— CHALLENGE —
Take the lines of the data below from the very first through the line containing "0.05, 0.01, 0.0, 0.0]" and output them exactly, pictures excluded.
------------------------------------------------
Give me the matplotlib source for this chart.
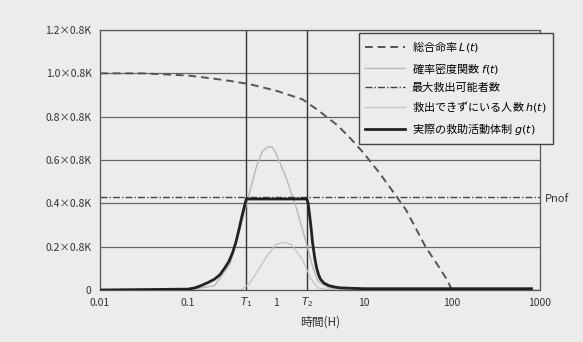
import numpy as np
import matplotlib
matplotlib.use("Agg")
import matplotlib.pyplot as plt

plt.rcParams['font.family'] = ['Noto Sans CJK JP', 'DejaVu Sans']

# curve values (time in hours, value in units of 0.8K)
t_L = [0.01, 0.03, 0.1, 0.2, 0.3, 0.5, 1, 2, 3, 5, 7, 10, 15, 20, 30, 50, 70, 87, 100]
L = [1.0, 1.0, 0.99, 0.975, 0.965, 0.95, 0.92, 0.88, 0.83, 0.76, 0.70, 0.63, 0.54, 0.47, 0.37, 0.20, 0.11, 0.05, 0.0]

t_f = [0.01, 0.1, 0.2, 0.3, 0.4, 0.5, 0.6, 0.7, 0.8, 0.9, 1.0, 1.3, 1.7, 2.2, 2.6, 3.0, 4.0, 10, 1000]
f = [0.0, 0.0, 0.02, 0.12, 0.30, 0.45, 0.57, 0.64, 0.66, 0.66, 0.63, 0.52, 0.38, 0.22, 0.11, 0.04, 0.01, 0.0, 0.0]

t_h = [0.01, 0.4, 0.5, 0.6, 0.8, 1.0, 1.2, 1.5, 2.0, 2.5, 3.0, 4.0, 1000]
h = [0.0, 0.0, 0.03, 0.08, 0.16, 0.21, 0.22, 0.21, 0.14, 0.05, 0.01, 0.0, 0.0]

t_g = [0.01, 0.1, 0.12, 0.14, 0.17, 0.2, 0.23, 0.26, 0.29, 0.32, 0.35, 0.38, 0.41, 0.44, 0.46,
       2.24, 2.32, 2.4, 2.5, 2.6, 2.75, 2.9, 3.05, 3.2, 3.5, 4.0, 4.6, 5.3, 7, 10, 800]
g = [0.0, 0.004, 0.01, 0.02, 0.035, 0.05, 0.07, 0.10, 0.13, 0.17, 0.22, 0.28, 0.34, 0.39, 0.42,
     0.42, 0.40, 0.35, 0.29, 0.22, 0.15, 0.10, 0.07, 0.05, 0.032, 0.02, 0.014, 0.01, 0.008, 0.006, 0.006]

pnof = 0.43
T1, T2 = 0.46, 2.24

yticks = [0, 0.2, 0.4, 0.6, 0.8, 1.0, 1.2]
ylabels = ['0', '0.2×0.8K', '0.4×0.8K', '0.6×0.8K', '0.8×0.8K', '1.0×0.8K', '1.2×0.8K']
xticks = [0.01, 0.1, 1, 10, 100, 1000]
xlabels = ['0.01', '0.1', '1', '10', '100', '1000']

bg = '#ececec'
fig = plt.figure(figsize=(5.83, 3.42), dpi=100, facecolor=bg)
ax = fig.add_axes([100/583, 1-290/342, 440/583, 260/342])
ax.set_facecolor(bg)

ax.set_xscale('log')
ax.set_xlim(0.01, 1000)
ax.set_ylim(0, 1.2)

for yv in yticks[1:]:
    ax.axhline(yv, color='#666666', lw=0.9, zorder=1)
ax.axvline(T1, color='#333333', lw=1.0, zorder=1)
ax.axvline(T2, color='#333333', lw=1.0, zorder=1)

l1, = ax.plot(t_L, L, color='#555555', lw=1.4, ls=(0, (4, 2.5)), label='総合命率 $L(t)$', zorder=3)
l2, = ax.plot(t_f, f, color='#b8b8b8', lw=1.0, label='確率密度関数 $f(t)$', zorder=2)
l3 = ax.axhline(pnof, color='#444444', lw=1.0, ls=(0, (5, 1.5, 1, 1.5)), label='最大救出可能者数', zorder=2)
l4, = ax.plot(t_h, h, color='#c4c4c4', lw=0.9, label='救出できずにいる人数 $h(t)$', zorder=2)
l5, = ax.plot(t_g, g, color='#222222', lw=2.0, label='実際の救助活動体制 $g(t)$', zorder=4)

ax.set_yticks(yticks)
ax.set_yticklabels(ylabels, fontsize=7.5, color='#333333')
ax.set_xticks(xticks)
ax.set_xticklabels(xlabels, fontsize=7.5, color='#333333')
ax.minorticks_off()
ax.tick_params(length=0, pad=6)
ax.set_xlabel('時間(H)', fontsize=8.5, color='#333333', labelpad=5)

for s in ax.spines.values():
    s.set_color('#555555')
    s.set_linewidth(0.9)

ax.text(T1, -0.025, '$T_1$', ha='center', va='top', fontsize=7.5, color='#333333')
ax.text(T2, -0.025, '$T_2$', ha='center', va='top', fontsize=7.5, color='#333333')
ax.text(1.01, pnof - 0.01, 'Pnof', transform=ax.get_yaxis_transform(), ha='left', va='center',
        fontsize=8, color='#333333', style='italic')

leg = fig.legend(handles=[l1, l2, l3, l4, l5], loc='upper left',
                 bbox_to_anchor=(353/583, 1-27/342), fontsize=8, frameon=True,
                 fancybox=False, handlelength=3.6, labelspacing=0.6, borderpad=0.6,
                 handletextpad=0.6)
leg.get_frame().set_facecolor(bg)
leg.get_frame().set_edgecolor('#444444')
leg.get_frame().set_alpha(1)

fig.savefig('out.png', dpi=100, facecolor=bg)
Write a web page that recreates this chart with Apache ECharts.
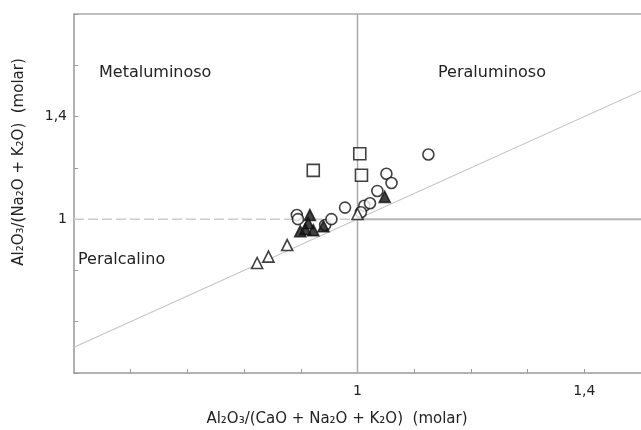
<!DOCTYPE html>
<html><head><meta charset="utf-8">
<script src="https://cdn.jsdelivr.net/npm/echarts@6/dist/echarts.min.js"></script>
<style>html,body{margin:0;padding:0;background:#fff}#c{width:641px;height:430px}</style>
</head><body><div id="c"></div>
<script>
// Data: [A/CNK, A/NK]
const squaresOpen = [[0.922,1.190],[1.004,1.255],[1.007,1.171]];
const circlesOpen = [[1.125,1.252],[1.051,1.177],[1.060,1.141],[1.035,1.110],[0.978,1.045],
  [0.893,1.016],[0.895,1.000],[0.943,0.977],[0.954,1.000],[1.012,1.052],[1.022,1.062],[1.006,1.027]];
const trianglesOpen = [[0.823,0.829],[0.843,0.854],[0.876,0.899],[1.000,1.020]];
const trianglesFilled = [[1.048,1.087],[0.916,1.016],[0.899,0.953],[0.908,0.961],[0.922,0.957],[0.913,0.984],[0.940,0.972]];
const diagonalLine = [[0.5,0.5],[1.5,1.5]];
const hLineLeft = [[0.5,1],[1,1]];
const hLineRight = [[1,1],[1.5,1]];
const vLine = [[1,0.4],[1,1.8]];
const xTickLabels = [1, 1.4];
const yTickLabels = [1, 1.4];
const fieldLabels = ['Metaluminoso','Peraluminoso','Peralcalino'];

const font = 'DejaVu Sans';
const fmt = (list) => (v) => list.some(t => Math.abs(t - v) < 1e-6) ? String(+v.toFixed(1)).replace('.', ',') : '';
const chart = echarts.init(document.getElementById('c'));
const mk = (name, data, symbol, filled, size) => ({
  type:'scatter', name, data, symbol, symbolSize:size, z:5,
  itemStyle:{color: filled ? '#111' : '#fff', borderColor:'#111', borderWidth:1.6}
});
const ln = (data, color, width, type) => ({
  type:'line', data, symbol:'none', silent:true, z:2,
  lineStyle:{color, width, type: type || 'solid'}
});
chart.setOption({
  animation:false,
  backgroundColor:'#fff',
  grid:{left:74, top:14, width:570, height:359},
  xAxis:[{
    type:'value', min:0.5, max:1.5, interval:0.1, position:'bottom',
    axisLine:{show:true, lineStyle:{color:'#999', width:1.5}},
    axisTick:{show:true, inside:true, length:4, lineStyle:{color:'#999'}},
    splitLine:{show:false},
    axisLabel:{formatter:fmt(xTickLabels), color:'#222', fontFamily:font, fontSize:14, margin:11, showMinLabel:false, showMaxLabel:false}
  },{
    type:'value', min:0.5, max:1.5, position:'top',
    axisLine:{show:true, lineStyle:{color:'#aaa', width:1.5}},
    axisTick:{show:false}, axisLabel:{show:false}, splitLine:{show:false}
  }],
  yAxis:{
    type:'value', min:0.4, max:1.8, interval:0.2,
    axisLine:{show:true, lineStyle:{color:'#999', width:1.5}},
    axisTick:{show:true, inside:true, length:4, lineStyle:{color:'#999'}},
    splitLine:{show:false},
    axisLabel:{formatter:fmt(yTickLabels), color:'#222', fontFamily:font, fontSize:14, margin:7}
  },
  graphic:[
    {type:'text', left:99, top:65, style:{text:fieldLabels[0], fontFamily:font, fontSize:16, fill:'#222'}},
    {type:'text', left:438, top:65, style:{text:fieldLabels[1], fontFamily:font, fontSize:16, fill:'#222'}},
    {type:'text', left:78, top:252, style:{text:fieldLabels[2], fontFamily:font, fontSize:16, fill:'#222'}},
    {type:'text', x:337, y:419, style:{text:'Al₂O₃/(CaO + Na₂O + K₂O)  (molar)', fontFamily:font, fontSize:15, fill:'#222', align:'center', verticalAlign:'middle'}},
    {type:'text', x:19, y:162, rotation:Math.PI/2, style:{text:'Al₂O₃/(Na₂O + K₂O)  (molar)', fontFamily:font, fontSize:15, fill:'#222', align:'center', verticalAlign:'middle'}}
  ],
  series:[
    ln(diagonalLine, '#c4c4c4', 1.1),
    ln(hLineLeft, '#ccc', 1.5, [10,4]),
    ln(hLineRight, '#b5b5b5', 2),
    ln(vLine, '#aaa', 1.5),
    mk('sq', squaresOpen, 'rect', false, 12),
    mk('ci', circlesOpen, 'circle', false, 11),
    mk('to', trianglesOpen, 'triangle', false, 11),
    mk('tf', trianglesFilled, 'triangle', true, 11)
  ]
});
</script></body></html>
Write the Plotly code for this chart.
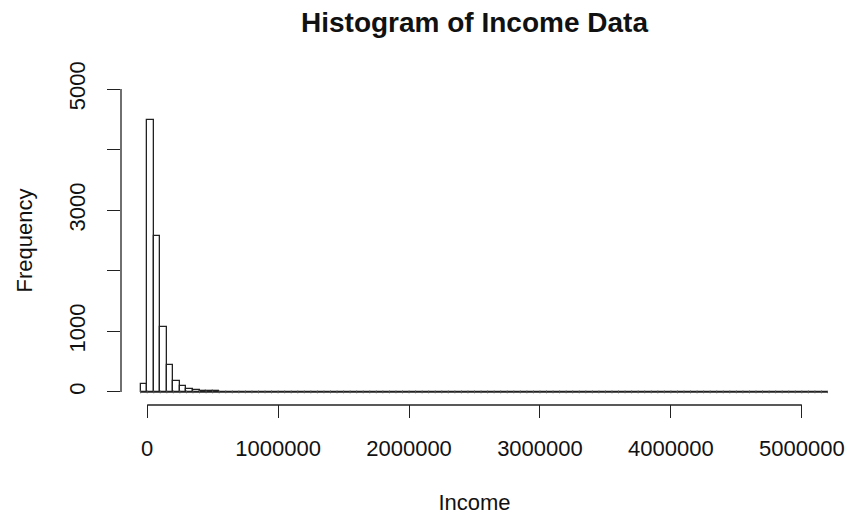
------------------------------------------------
— TASK RESULT —
Give me the matplotlib source for this chart.
import numpy as np
import matplotlib
matplotlib.use("Agg")
import matplotlib.pyplot as plt

plt.rcParams['font.family'] = ['Noto Sans CJK JP', 'DejaVu Sans']

# curve values (time in hours, value in units of 0.8K)
t_L = [0.01, 0.03, 0.1, 0.2, 0.3, 0.5, 1, 2, 3, 5, 7, 10, 15, 20, 30, 50, 70, 87, 100]
L = [1.0, 1.0, 0.99, 0.975, 0.965, 0.95, 0.92, 0.88, 0.83, 0.76, 0.70, 0.63, 0.54, 0.47, 0.37, 0.20, 0.11, 0.05, 0.0]

t_f = [0.01, 0.1, 0.2, 0.3, 0.4, 0.5, 0.6, 0.7, 0.8, 0.9, 1.0, 1.3, 1.7, 2.2, 2.6, 3.0, 4.0, 10, 1000]
f = [0.0, 0.0, 0.02, 0.12, 0.30, 0.45, 0.57, 0.64, 0.66, 0.66, 0.63, 0.52, 0.38, 0.22, 0.11, 0.04, 0.01, 0.0, 0.0]

t_h = [0.01, 0.4, 0.5, 0.6, 0.8, 1.0, 1.2, 1.5, 2.0, 2.5, 3.0, 4.0, 1000]
h = [0.0, 0.0, 0.03, 0.08, 0.16, 0.21, 0.22, 0.21, 0.14, 0.05, 0.01, 0.0, 0.0]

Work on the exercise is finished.